----- AVAILABLE DATA -----
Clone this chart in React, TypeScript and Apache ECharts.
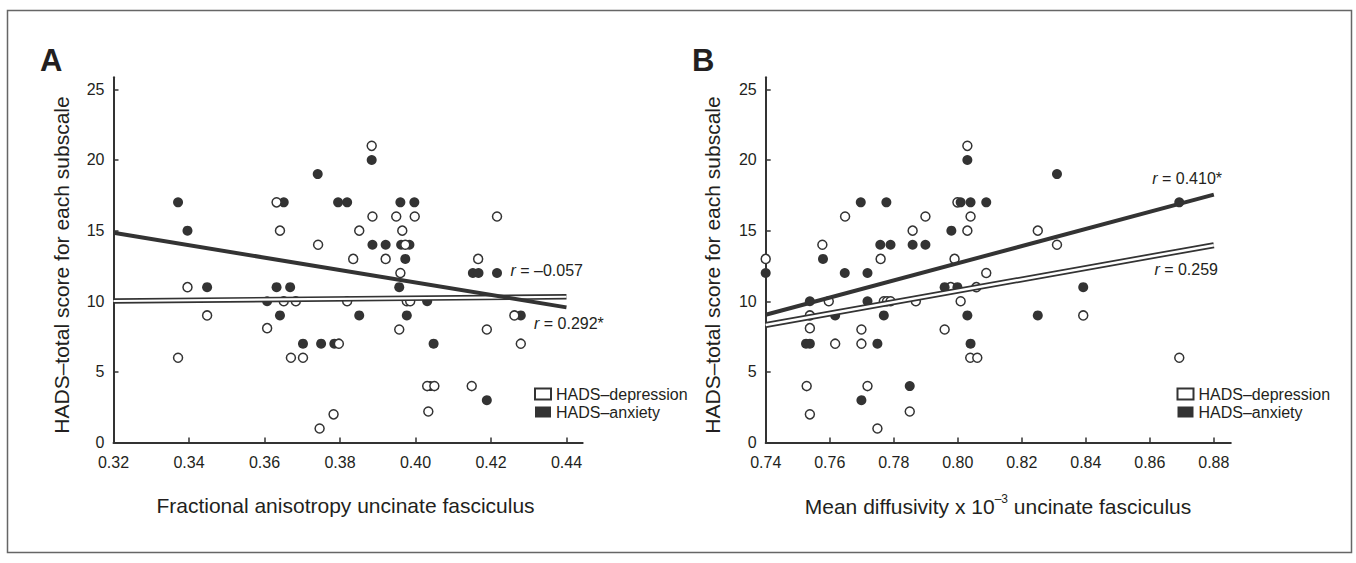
import React, { useEffect, useRef } from 'react';
import * as echarts from 'echarts';

const FONT = '"Liberation Sans", Arial, Helvetica, sans-serif';
const INK = '#333333';
const TEXT = '#231f20';

// Tick labels
const faTicks = [0.32, 0.34, 0.36, 0.38, 0.40, 0.42, 0.44];
const mdTicks = [0.74, 0.76, 0.78, 0.80, 0.82, 0.84, 0.86, 0.88];
const yTicks = [0, 5, 10, 15, 20, 25];

// Panel A: fractional anisotropy vs HADS score
const faAnxiety = [
  [0.3371, 17], [0.3396, 15], [0.3448, 11], [0.3607, 10], [0.3632, 11], [0.3641, 9],
  [0.3651, 17], [0.3668, 11], [0.3702, 7], [0.3741, 19], [0.3750, 7], [0.3785, 7],
  [0.3795, 17], [0.3819, 17], [0.3851, 9], [0.3884, 20], [0.3886, 14], [0.3921, 14],
  [0.3957, 11], [0.3960, 17], [0.3962, 14], [0.3984, 14], [0.3973, 13], [0.3977, 9],
  [0.3997, 17], [0.4031, 10], [0.4039, 4], [0.4048, 7], [0.4152, 12], [0.4167, 12],
  [0.4189, 3], [0.4216, 12], [0.4279, 9],
];
const faDepression = [
  [0.3371, 6], [0.3396, 11], [0.3448, 9], [0.3607, 8.1], [0.3632, 17], [0.3641, 15],
  [0.3651, 10], [0.3670, 6], [0.3683, 10], [0.3702, 6], [0.3742, 14], [0.3746, 1],
  [0.3783, 2], [0.3797, 7], [0.3819, 10], [0.3835, 13], [0.3851, 15], [0.3884, 21],
  [0.3886, 16], [0.3921, 13], [0.3949, 16], [0.3957, 8], [0.3960, 12], [0.3965, 15],
  [0.3973, 14], [0.3977, 10], [0.3986, 10], [0.3998, 16], [0.4031, 4], [0.4034, 2.2],
  [0.4050, 4], [0.4149, 4], [0.4166, 13], [0.4189, 8], [0.4216, 16], [0.4262, 9],
  [0.4279, 7],
];

// Panel B: mean diffusivity vs HADS score
const mdAnxiety = [
  [0.7400, 12], [0.7526, 7], [0.7538, 10], [0.7538, 7], [0.7579, 13], [0.7617, 9],
  [0.7647, 12], [0.7697, 17], [0.7699, 3], [0.7718, 12], [0.7718, 10], [0.7749, 7],
  [0.7758, 14], [0.7769, 9], [0.7777, 17], [0.7790, 14], [0.7850, 4], [0.7859, 14],
  [0.7899, 14], [0.7959, 11], [0.7980, 15], [0.7999, 11], [0.8009, 17], [0.8030, 20],
  [0.8030, 9], [0.8040, 17], [0.8040, 7], [0.8089, 17], [0.8250, 9], [0.8310, 19],
  [0.8392, 11], [0.8692, 17],
];
const mdDepression = [
  [0.7400, 13], [0.7528, 4], [0.7538, 9], [0.7538, 8.1], [0.7538, 2], [0.7577, 14],
  [0.7597, 10], [0.7617, 7], [0.7648, 16], [0.7699, 8], [0.7699, 7], [0.7718, 4],
  [0.7749, 1], [0.7759, 13], [0.7769, 10], [0.7779, 10], [0.7790, 10], [0.7850, 2.2],
  [0.7859, 15], [0.7869, 10], [0.7899, 16], [0.7959, 8], [0.7978, 11], [0.7990, 13],
  [0.7999, 17], [0.8009, 10], [0.8030, 21], [0.8030, 15], [0.8040, 16], [0.8039, 6],
  [0.8061, 6], [0.8058, 11], [0.8089, 12], [0.8250, 15], [0.8310, 14], [0.8392, 9],
  [0.8692, 6],
];

// Regression lines (end points)
const faAnxietyFit = [[0.32, 14.85], [0.44, 9.57]];
const faDepressionFit = [[0.32, 10.02], [0.44, 10.32]];
const mdAnxietyFit = [[0.74, 9.05], [0.88, 17.55]];
const mdDepressionFit = [[0.74, 8.32], [0.88, 13.97]];

const DEP = 'HADS–depression';
const ANX = 'HADS–anxiety';

function xAxisFor(gridIndex: number, min: number, max: number, ticks: number[]) {
  return {
    type: 'value', gridIndex, min, max,
    axisLine: { show: true, onZero: false, lineStyle: { color: INK, width: 2 } },
    axisTick: { show: true, inside: true, length: 5, customValues: ticks, lineStyle: { color: INK, width: 1.5 } },
    axisLabel: { customValues: ticks, formatter: (v: number) => v.toFixed(2), fontSize: 16, color: TEXT, fontFamily: FONT, margin: 12 },
    splitLine: { show: false },
  };
}
function yAxisFor(gridIndex: number) {
  return {
    type: 'value', gridIndex, min: 0, max: 25.85,
    axisLine: { show: true, onZero: false, lineStyle: { color: INK, width: 2 } },
    axisTick: { show: true, inside: true, length: 5, customValues: yTicks, lineStyle: { color: INK, width: 1.5 } },
    axisLabel: { customValues: yTicks, formatter: (v: number) => String(v), fontSize: 16, color: TEXT, fontFamily: FONT, margin: 9 },
    splitLine: { show: false },
  };
}
function scatterFor(idx: number, name: string, data: number[][], open: boolean, z: number) {
  return {
    type: 'scatter', name, xAxisIndex: idx, yAxisIndex: idx, data, z, clip: false,
    symbol: 'circle', symbolSize: open ? 9 : 10,
    itemStyle: open ? { color: '#ffffff', borderColor: INK, borderWidth: 1.5, opacity: 1 } : { color: INK, opacity: 1 },
    silent: true,
  };
}
function lineFor(idx: number, data: number[][], color: string, width: number, z: number) {
  return {
    type: 'line', xAxisIndex: idx, yAxisIndex: idx, data, z, symbol: 'none', silent: true,
    lineStyle: { color, width, cap: 'butt' },
  };
}
function legendFor(left: number, top: number) {
  return {
    left, top, orient: 'vertical', padding: 0, itemWidth: 16, itemHeight: 11, itemGap: 2, selectedMode: false,
    textStyle: { fontSize: 16, color: TEXT, fontFamily: FONT },
    data: [
      { name: DEP, icon: 'rect', itemStyle: { color: '#ffffff', borderColor: INK, borderWidth: 2 } },
      { name: ANX, icon: 'rect', itemStyle: { color: INK, borderWidth: 0 } },
    ],
  };
}
function txt(x: number, y: number, text: string, fontSize: number, align: string, extra: any = {}) {
  return {
    type: 'text', x, y, silent: true, ...extra,
    style: {
      text, fontSize, fontFamily: FONT, fill: TEXT, align, verticalAlign: 'middle',
      rich: { i: { fontStyle: 'italic', fontSize, fontFamily: FONT, fill: TEXT } },
      ...(extra.style || {}),
    },
  };
}

export default function App() {
  const ref = useRef<HTMLDivElement>(null);
  useEffect(() => {
    if (!ref.current) return;
    const chart = echarts.init(ref.current, null, { renderer: 'svg' });
    chart.setOption({
      animation: false,
      backgroundColor: '#ffffff',
      grid: [
        { left: 113.5, top: 77.3, width: 469.2, height: 365.3, outerBoundsMode: 'none' },
        { left: 765.7, top: 77.3, width: 465.1, height: 365.3, outerBoundsMode: 'none' },
      ],
      xAxis: [xAxisFor(0, 0.32, 0.4443, faTicks), xAxisFor(1, 0.74, 0.8853, mdTicks)],
      yAxis: [yAxisFor(0), yAxisFor(1)],
      legend: [legendFor(534, 386), legendFor(1176.5, 386)],
      series: [
        scatterFor(0, ANX, faAnxiety, false, 2),
        scatterFor(0, DEP, faDepression, true, 3),
        lineFor(0, faDepressionFit, INK, 5.5, 4),
        lineFor(0, faDepressionFit, '#ffffff', 2.2, 5),
        lineFor(0, faAnxietyFit, INK, 4, 6),
        scatterFor(1, DEP, mdDepression, true, 2),
        scatterFor(1, ANX, mdAnxiety, false, 3),
        lineFor(1, mdDepressionFit, INK, 6, 4),
        lineFor(1, mdDepressionFit, '#ffffff', 2.5, 5),
        lineFor(1, mdAnxietyFit, INK, 4, 6),
      ],
      graphic: [
        { type: 'rect', silent: true, shape: { x: 7.5, y: 10.5, width: 1344, height: 542 }, style: { fill: 'none', stroke: '#666666', lineWidth: 1.5 } },
        txt(40, 60, 'A', 31, 'left', { style: { fontWeight: 'bold' } }),
        txt(692, 60, 'B', 31, 'left', { style: { fontWeight: 'bold' } }),
        txt(61, 265, 'HADS–total score for each subscale', 21, 'center', { rotation: Math.PI / 2 }),
        txt(712, 265, 'HADS–total score for each subscale', 21, 'center', { rotation: Math.PI / 2 }),
        txt(345.5, 505, 'Fractional anisotropy uncinate fasciculus', 21, 'center'),
        {
          type: 'text', x: 998, y: 505, silent: true,
          style: {
            text: '{a|Mean diffusivity x 10}{s|–3}{a| uncinate fasciculus}',
            align: 'center', verticalAlign: 'middle', fill: TEXT, fontFamily: FONT, fontSize: 21,
            rich: {
              a: { fontSize: 21, fontFamily: FONT, fill: TEXT, lineHeight: 24, verticalAlign: 'bottom' },
              s: { fontSize: 12, fontFamily: FONT, fill: TEXT, lineHeight: 24, verticalAlign: 'top' },
            },
          },
        },
        txt(583, 270.7, '{i|r} = –0.057', 16, 'right'),
        txt(534, 323, '{i|r} = 0.292*', 16, 'left'),
        txt(1222, 178.3, '{i|r} = 0.410*', 16, 'right'),
        txt(1218, 269.3, '{i|r} = 0.259', 16, 'right'),
      ],
    });
    return () => chart.dispose();
  }, []);
  return <div ref={ref} style={{ position: 'absolute', left: 0, top: 0, width: 1356, height: 563 }} />;
}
-----
**WRITTEN EXERCISE:**
Leave the pictures out and please restate exactly the lines running from the start of the material through the one with "const yTicks = [0, 5, 10, 15, 20, 25];".

**FULL OUTPUT:**
Clone this chart in React, TypeScript and Apache ECharts.
import React, { useEffect, useRef } from 'react';
import * as echarts from 'echarts';

const FONT = '"Liberation Sans", Arial, Helvetica, sans-serif';
const INK = '#333333';
const TEXT = '#231f20';

// Tick labels
const faTicks = [0.32, 0.34, 0.36, 0.38, 0.40, 0.42, 0.44];
const mdTicks = [0.74, 0.76, 0.78, 0.80, 0.82, 0.84, 0.86, 0.88];
const yTicks = [0, 5, 10, 15, 20, 25];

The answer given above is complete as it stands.